To be done.
Your answer should be a single number: the count of lines holding the word "that".

***

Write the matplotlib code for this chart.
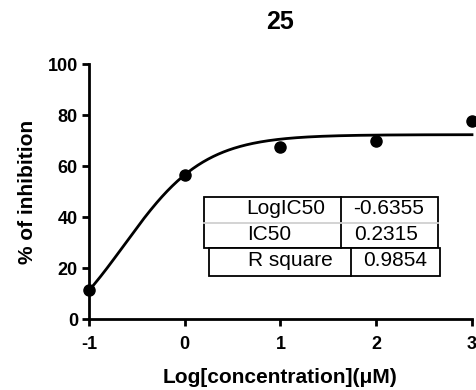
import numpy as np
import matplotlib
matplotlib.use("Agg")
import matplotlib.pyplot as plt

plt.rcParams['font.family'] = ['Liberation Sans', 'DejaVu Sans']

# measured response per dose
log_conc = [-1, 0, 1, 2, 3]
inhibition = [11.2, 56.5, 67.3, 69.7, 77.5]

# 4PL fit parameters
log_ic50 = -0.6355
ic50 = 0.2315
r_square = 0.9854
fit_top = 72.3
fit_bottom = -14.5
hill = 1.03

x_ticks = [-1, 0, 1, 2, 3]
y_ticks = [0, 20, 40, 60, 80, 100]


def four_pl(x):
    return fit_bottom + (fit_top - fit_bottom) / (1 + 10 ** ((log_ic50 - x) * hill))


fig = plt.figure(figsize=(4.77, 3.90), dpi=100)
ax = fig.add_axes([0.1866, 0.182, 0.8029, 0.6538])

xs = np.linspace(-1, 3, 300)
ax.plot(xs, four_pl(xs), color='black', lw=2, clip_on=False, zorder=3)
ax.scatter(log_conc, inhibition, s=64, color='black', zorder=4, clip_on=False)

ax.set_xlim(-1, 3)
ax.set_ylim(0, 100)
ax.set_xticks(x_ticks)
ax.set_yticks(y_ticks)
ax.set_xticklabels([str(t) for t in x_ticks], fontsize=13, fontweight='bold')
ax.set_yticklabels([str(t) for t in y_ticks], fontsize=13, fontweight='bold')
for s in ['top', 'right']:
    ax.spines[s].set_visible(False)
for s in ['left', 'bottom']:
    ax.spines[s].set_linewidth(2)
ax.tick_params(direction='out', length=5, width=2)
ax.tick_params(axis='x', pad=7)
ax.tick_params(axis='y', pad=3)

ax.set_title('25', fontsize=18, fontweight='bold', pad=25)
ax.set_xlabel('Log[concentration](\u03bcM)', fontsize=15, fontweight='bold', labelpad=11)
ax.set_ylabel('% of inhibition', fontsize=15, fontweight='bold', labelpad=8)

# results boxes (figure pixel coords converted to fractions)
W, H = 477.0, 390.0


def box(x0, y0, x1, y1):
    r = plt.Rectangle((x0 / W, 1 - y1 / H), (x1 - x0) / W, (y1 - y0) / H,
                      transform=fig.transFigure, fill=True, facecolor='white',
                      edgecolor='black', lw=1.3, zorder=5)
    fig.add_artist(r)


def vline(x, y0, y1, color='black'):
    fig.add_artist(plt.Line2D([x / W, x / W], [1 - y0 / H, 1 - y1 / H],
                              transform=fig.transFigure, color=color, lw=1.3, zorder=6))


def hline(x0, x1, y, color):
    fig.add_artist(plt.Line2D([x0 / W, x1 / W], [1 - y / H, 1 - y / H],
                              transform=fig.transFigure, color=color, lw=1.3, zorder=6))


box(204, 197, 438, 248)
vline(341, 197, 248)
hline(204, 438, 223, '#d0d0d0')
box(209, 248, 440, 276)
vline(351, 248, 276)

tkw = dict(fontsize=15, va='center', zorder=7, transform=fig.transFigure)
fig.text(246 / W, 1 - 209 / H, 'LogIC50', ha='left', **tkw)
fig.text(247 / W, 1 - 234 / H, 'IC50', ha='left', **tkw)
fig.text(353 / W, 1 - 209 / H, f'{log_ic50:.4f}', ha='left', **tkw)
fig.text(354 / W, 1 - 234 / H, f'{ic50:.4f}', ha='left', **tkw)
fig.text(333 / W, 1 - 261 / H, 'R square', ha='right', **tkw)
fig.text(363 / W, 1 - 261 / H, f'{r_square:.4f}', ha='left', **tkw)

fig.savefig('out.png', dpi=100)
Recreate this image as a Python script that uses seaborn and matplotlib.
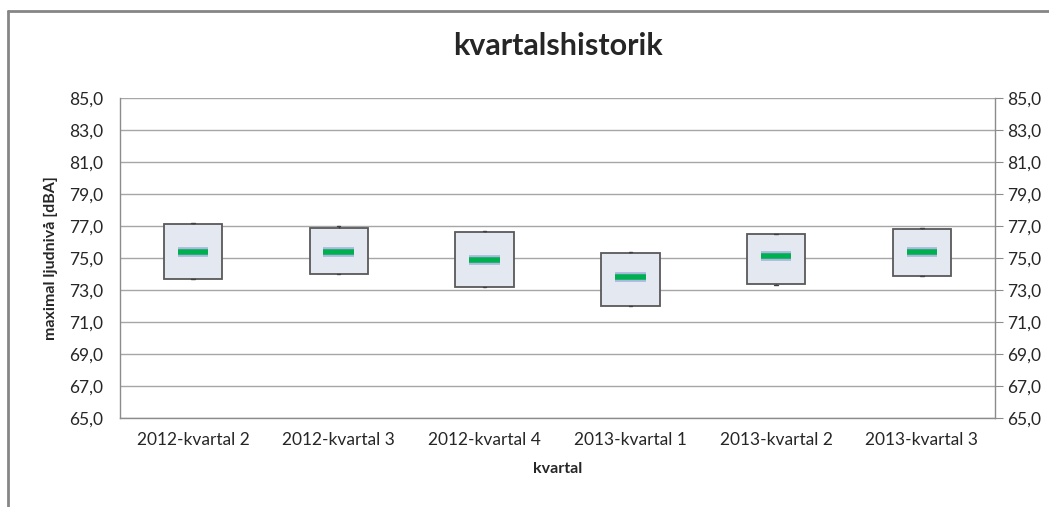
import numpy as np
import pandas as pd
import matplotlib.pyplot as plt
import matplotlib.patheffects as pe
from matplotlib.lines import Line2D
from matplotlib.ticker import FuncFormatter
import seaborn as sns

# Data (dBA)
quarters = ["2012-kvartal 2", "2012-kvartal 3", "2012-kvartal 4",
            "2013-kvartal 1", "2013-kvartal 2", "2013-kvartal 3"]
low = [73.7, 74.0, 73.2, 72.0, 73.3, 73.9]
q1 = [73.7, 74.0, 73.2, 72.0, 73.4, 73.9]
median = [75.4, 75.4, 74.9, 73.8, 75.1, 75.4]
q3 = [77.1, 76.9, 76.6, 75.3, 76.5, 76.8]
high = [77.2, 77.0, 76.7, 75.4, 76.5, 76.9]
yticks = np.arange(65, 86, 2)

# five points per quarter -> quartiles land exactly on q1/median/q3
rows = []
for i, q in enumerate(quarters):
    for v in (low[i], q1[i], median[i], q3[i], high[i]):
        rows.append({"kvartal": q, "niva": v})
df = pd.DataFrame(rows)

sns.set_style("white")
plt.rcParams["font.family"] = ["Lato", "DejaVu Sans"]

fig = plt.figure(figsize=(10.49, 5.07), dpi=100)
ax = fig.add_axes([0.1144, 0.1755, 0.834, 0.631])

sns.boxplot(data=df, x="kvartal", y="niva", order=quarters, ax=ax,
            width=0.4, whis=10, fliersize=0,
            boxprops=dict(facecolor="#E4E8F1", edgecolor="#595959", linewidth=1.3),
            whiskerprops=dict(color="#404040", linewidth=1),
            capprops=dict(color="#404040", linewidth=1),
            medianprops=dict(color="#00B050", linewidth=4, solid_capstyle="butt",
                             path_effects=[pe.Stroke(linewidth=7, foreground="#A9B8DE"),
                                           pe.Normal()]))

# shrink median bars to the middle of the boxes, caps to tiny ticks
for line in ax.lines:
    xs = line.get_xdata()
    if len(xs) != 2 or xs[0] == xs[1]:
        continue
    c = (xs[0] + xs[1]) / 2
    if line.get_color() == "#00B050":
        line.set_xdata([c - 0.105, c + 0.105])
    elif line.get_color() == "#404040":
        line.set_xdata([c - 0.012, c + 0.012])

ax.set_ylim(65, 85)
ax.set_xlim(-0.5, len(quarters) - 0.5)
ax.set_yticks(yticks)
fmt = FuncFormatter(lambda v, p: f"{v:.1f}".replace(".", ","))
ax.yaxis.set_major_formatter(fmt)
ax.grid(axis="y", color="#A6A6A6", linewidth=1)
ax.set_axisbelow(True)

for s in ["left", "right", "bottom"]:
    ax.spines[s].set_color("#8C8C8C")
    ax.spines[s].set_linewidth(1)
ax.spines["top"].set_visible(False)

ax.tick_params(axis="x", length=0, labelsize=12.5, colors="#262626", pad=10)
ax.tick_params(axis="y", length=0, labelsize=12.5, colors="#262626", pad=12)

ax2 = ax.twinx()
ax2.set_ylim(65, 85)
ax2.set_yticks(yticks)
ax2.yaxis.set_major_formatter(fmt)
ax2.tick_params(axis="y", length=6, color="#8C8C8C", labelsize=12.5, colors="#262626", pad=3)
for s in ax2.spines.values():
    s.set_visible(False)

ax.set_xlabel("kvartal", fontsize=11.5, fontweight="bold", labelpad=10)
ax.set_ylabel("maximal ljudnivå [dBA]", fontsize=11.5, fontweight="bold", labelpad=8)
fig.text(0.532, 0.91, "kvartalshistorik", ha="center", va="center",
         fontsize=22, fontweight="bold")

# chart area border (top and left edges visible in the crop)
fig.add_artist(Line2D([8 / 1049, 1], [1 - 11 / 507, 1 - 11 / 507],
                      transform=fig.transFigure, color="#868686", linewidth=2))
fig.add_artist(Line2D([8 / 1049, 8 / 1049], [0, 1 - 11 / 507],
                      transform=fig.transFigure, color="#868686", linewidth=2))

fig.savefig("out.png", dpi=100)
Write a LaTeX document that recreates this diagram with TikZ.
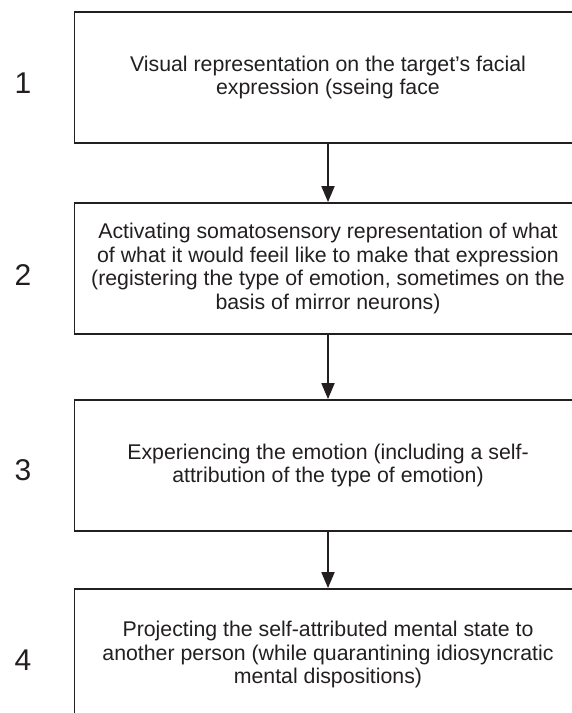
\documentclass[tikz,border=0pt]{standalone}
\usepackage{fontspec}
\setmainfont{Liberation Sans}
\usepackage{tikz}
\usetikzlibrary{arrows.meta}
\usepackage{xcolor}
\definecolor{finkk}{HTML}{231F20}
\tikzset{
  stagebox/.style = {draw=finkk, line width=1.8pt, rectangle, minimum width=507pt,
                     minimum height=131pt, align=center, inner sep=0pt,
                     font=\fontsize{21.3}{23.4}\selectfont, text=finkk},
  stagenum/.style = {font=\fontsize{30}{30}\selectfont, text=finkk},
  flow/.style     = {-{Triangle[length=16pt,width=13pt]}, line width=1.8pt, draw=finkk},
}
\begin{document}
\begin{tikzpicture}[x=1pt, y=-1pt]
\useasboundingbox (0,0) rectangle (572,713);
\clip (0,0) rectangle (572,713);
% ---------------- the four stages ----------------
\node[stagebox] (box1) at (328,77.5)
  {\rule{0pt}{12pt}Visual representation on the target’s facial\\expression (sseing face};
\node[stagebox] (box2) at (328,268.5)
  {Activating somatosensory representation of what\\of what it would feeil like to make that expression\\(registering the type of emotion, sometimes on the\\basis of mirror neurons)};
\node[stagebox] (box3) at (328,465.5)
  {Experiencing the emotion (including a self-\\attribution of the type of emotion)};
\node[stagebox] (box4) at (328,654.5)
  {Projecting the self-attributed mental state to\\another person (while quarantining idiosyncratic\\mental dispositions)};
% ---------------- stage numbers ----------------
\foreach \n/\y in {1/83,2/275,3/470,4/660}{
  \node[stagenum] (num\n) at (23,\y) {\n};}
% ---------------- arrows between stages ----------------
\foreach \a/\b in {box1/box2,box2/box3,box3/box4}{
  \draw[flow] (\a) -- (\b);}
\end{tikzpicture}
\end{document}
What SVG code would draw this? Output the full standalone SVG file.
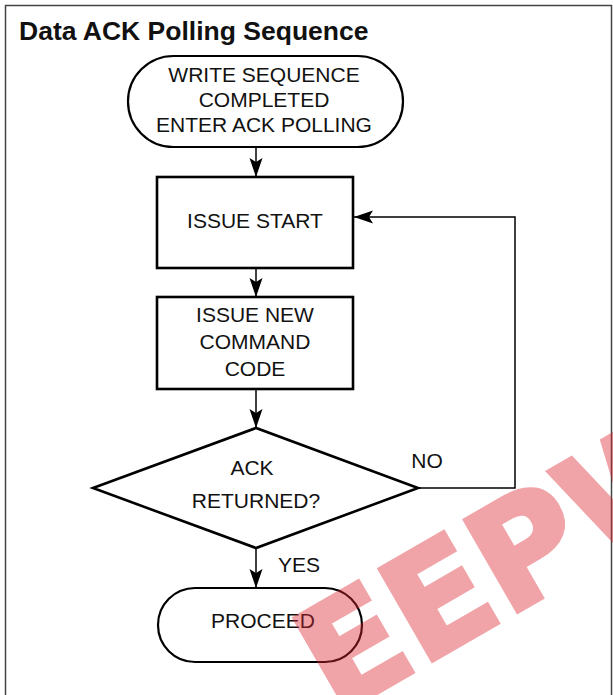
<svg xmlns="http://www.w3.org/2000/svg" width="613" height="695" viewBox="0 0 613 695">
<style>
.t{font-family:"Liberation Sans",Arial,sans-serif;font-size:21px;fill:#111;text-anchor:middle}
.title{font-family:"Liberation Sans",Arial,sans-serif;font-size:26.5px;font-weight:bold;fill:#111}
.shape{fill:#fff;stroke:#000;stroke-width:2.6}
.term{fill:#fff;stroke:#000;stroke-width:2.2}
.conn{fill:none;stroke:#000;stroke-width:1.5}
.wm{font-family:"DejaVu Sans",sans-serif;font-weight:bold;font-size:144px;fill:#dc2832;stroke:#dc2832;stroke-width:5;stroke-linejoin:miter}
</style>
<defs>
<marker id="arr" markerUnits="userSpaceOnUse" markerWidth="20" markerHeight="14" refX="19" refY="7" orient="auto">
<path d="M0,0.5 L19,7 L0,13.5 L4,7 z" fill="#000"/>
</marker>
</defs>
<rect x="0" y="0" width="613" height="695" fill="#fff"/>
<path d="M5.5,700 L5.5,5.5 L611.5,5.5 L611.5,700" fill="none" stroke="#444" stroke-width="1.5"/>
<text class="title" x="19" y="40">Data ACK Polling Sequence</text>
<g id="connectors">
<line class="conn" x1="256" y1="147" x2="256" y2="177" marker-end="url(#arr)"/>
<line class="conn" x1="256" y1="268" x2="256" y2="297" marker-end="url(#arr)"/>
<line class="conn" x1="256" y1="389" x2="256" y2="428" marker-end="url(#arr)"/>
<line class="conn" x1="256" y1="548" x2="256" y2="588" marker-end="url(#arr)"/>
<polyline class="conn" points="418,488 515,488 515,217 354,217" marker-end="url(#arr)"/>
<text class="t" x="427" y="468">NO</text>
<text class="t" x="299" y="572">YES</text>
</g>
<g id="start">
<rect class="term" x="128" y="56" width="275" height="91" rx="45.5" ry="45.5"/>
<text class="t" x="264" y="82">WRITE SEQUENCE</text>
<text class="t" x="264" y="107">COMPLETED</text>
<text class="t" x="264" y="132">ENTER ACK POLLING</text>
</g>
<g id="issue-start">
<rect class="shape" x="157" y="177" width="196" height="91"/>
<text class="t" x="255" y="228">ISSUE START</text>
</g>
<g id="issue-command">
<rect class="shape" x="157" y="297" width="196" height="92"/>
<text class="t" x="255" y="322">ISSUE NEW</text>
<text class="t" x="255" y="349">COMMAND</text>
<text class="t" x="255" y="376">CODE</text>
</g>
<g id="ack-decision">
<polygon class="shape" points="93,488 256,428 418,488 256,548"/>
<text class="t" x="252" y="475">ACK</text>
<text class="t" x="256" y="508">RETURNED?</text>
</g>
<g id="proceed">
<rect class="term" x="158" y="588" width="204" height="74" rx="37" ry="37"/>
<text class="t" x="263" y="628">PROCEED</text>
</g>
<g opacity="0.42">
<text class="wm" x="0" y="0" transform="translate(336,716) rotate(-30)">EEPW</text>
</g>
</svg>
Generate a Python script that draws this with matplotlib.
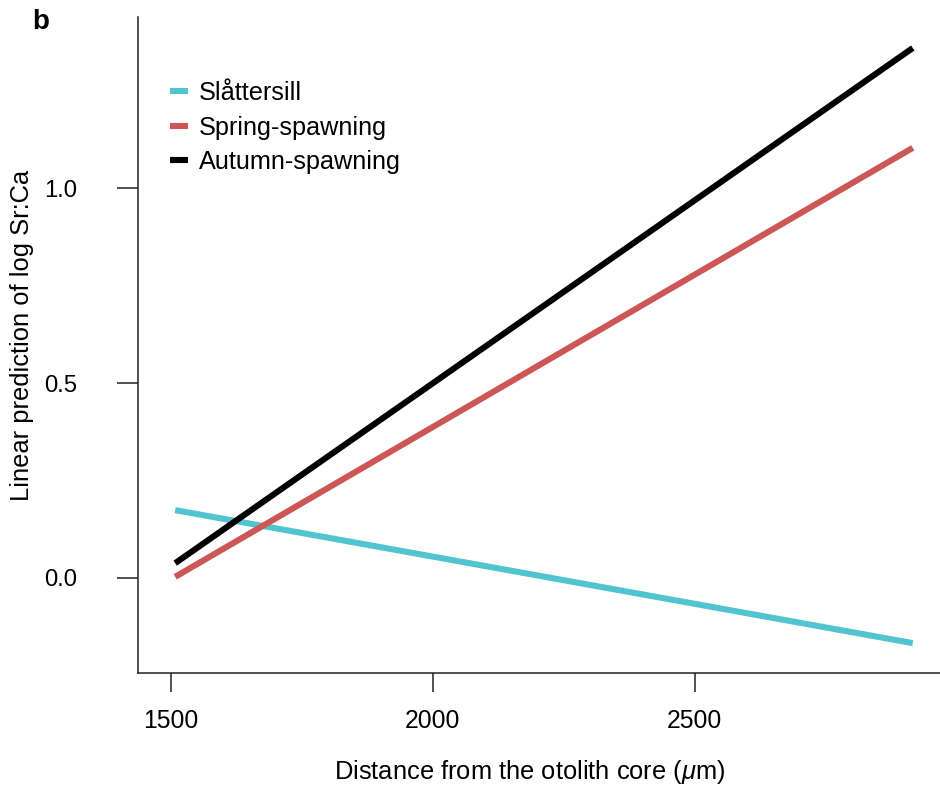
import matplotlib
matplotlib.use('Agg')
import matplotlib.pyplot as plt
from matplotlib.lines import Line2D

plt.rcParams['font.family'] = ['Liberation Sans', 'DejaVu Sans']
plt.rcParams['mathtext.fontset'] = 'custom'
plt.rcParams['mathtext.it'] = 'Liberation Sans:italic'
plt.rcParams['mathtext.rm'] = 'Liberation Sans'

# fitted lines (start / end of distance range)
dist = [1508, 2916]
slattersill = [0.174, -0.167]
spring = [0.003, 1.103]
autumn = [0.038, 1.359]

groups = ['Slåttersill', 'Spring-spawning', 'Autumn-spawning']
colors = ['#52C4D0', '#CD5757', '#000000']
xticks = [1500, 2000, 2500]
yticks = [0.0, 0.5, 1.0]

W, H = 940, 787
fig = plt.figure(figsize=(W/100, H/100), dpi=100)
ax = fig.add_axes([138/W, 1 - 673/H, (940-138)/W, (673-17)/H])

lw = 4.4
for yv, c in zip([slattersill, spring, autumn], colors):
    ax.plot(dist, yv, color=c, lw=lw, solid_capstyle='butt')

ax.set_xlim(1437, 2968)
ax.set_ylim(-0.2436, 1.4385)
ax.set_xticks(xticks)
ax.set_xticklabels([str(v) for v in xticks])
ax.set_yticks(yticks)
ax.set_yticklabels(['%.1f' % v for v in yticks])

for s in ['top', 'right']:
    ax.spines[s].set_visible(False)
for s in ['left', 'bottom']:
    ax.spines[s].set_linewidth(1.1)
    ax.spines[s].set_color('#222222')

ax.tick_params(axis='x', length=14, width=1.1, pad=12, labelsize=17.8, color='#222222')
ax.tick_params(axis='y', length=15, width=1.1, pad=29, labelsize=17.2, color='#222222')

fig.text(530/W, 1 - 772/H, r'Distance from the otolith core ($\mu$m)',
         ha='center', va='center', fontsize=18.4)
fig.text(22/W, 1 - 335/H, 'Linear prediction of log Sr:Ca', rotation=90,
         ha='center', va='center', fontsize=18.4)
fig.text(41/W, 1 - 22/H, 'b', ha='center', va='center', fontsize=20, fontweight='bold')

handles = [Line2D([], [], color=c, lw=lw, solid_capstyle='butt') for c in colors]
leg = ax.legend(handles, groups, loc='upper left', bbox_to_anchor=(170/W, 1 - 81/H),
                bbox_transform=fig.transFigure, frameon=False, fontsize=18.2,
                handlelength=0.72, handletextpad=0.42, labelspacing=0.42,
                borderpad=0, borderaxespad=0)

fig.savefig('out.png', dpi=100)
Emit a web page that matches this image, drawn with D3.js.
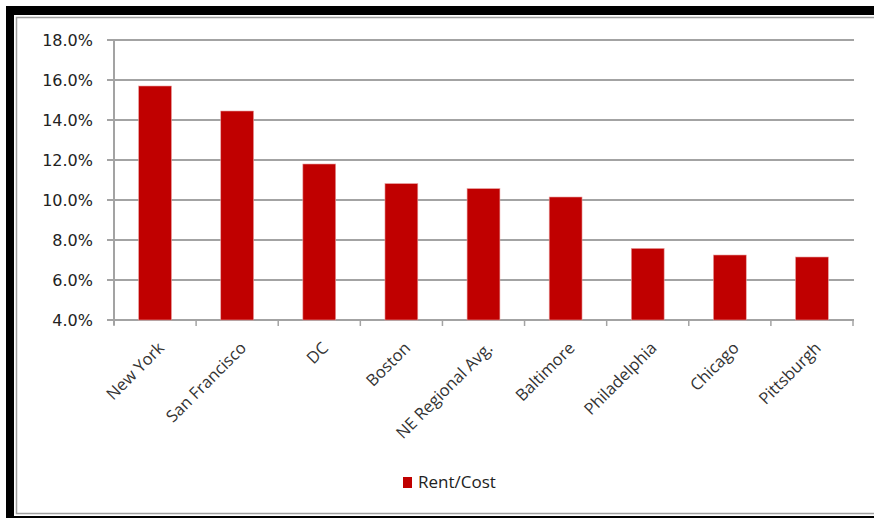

***

Task output.
5